I'd imagine the big G would fall over themselves to do it. And it would cost the movie industry zilch.
flash memory is not really any more reliable than a harddrive for long term storage. At least if you're talking about the cheap high capacity stuff that you would need to store a Tbyte or two of raw data.
A stack of archival CD-R or DVD-R, or actually pressing a master would let you hold the digital data for a few hundred years quite reliably. Just has a FORMAT.TXT on there to describe the encoding format(s) you used, just in case anyone forgets. And yes, a text file can be 1000 pages long, if it must be.
And C programming language has been thriving for 30+ years, it might not be too much of an assumption to think someone could dig up a C compiler in 50 years and compile a straight ANSI C program. A program that converts My Weirdo Format(tm) to raw binary frames and audio with comments in the source code might be all that is necessary for transferring lost media. I suspect the source code for that could fit on your archival media and would take a tiny fraction of a percent of the space.

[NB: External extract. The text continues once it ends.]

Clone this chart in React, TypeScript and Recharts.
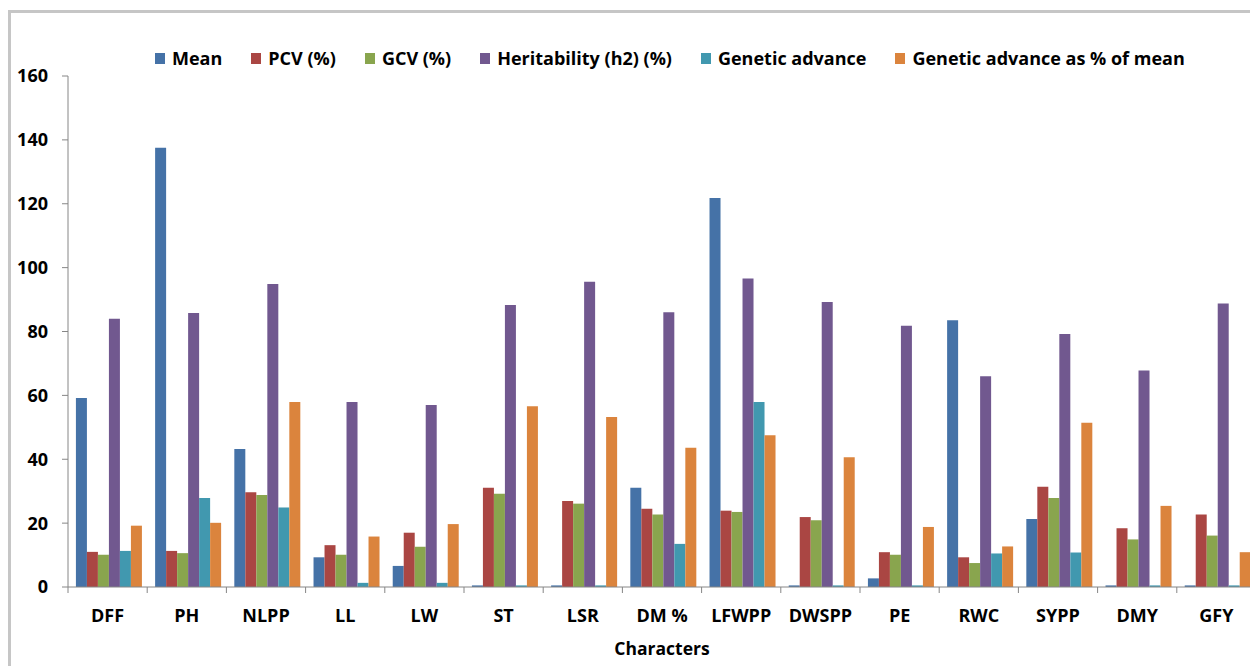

I suspect that since CDs and DVDs are so prevalent and such an open format, that even a thousand years from now someone will be able to figure out how to read one and copy it to another medium. And CD's format is simple enough that it would be trivial to reverse engineer, if someone dug up our civilization in 10,000 years they could likely find the thousands of the various dictionary and language CDs out there as a sort of rosetta stone.
obviously there would be data loss on 10,000 year old CDs, but theoretically you could pull something off the regular non CD-R kind.
“Common sense is not so common.” — Voltaire
Hear, hear, this is why I have 3.7TB (soon to be 6TB) of raid5 storage for my private "backups" :)
On a more serious sidenote, some older shows are already ridiculously hard to get, legally or not... A good reason to archive them.
An example is Chicago Hope (yes, I know the show sucks), I could only find one season on bitmetv, the rest is gone... even tho it sucked, what if someone wants to watch it again in X years?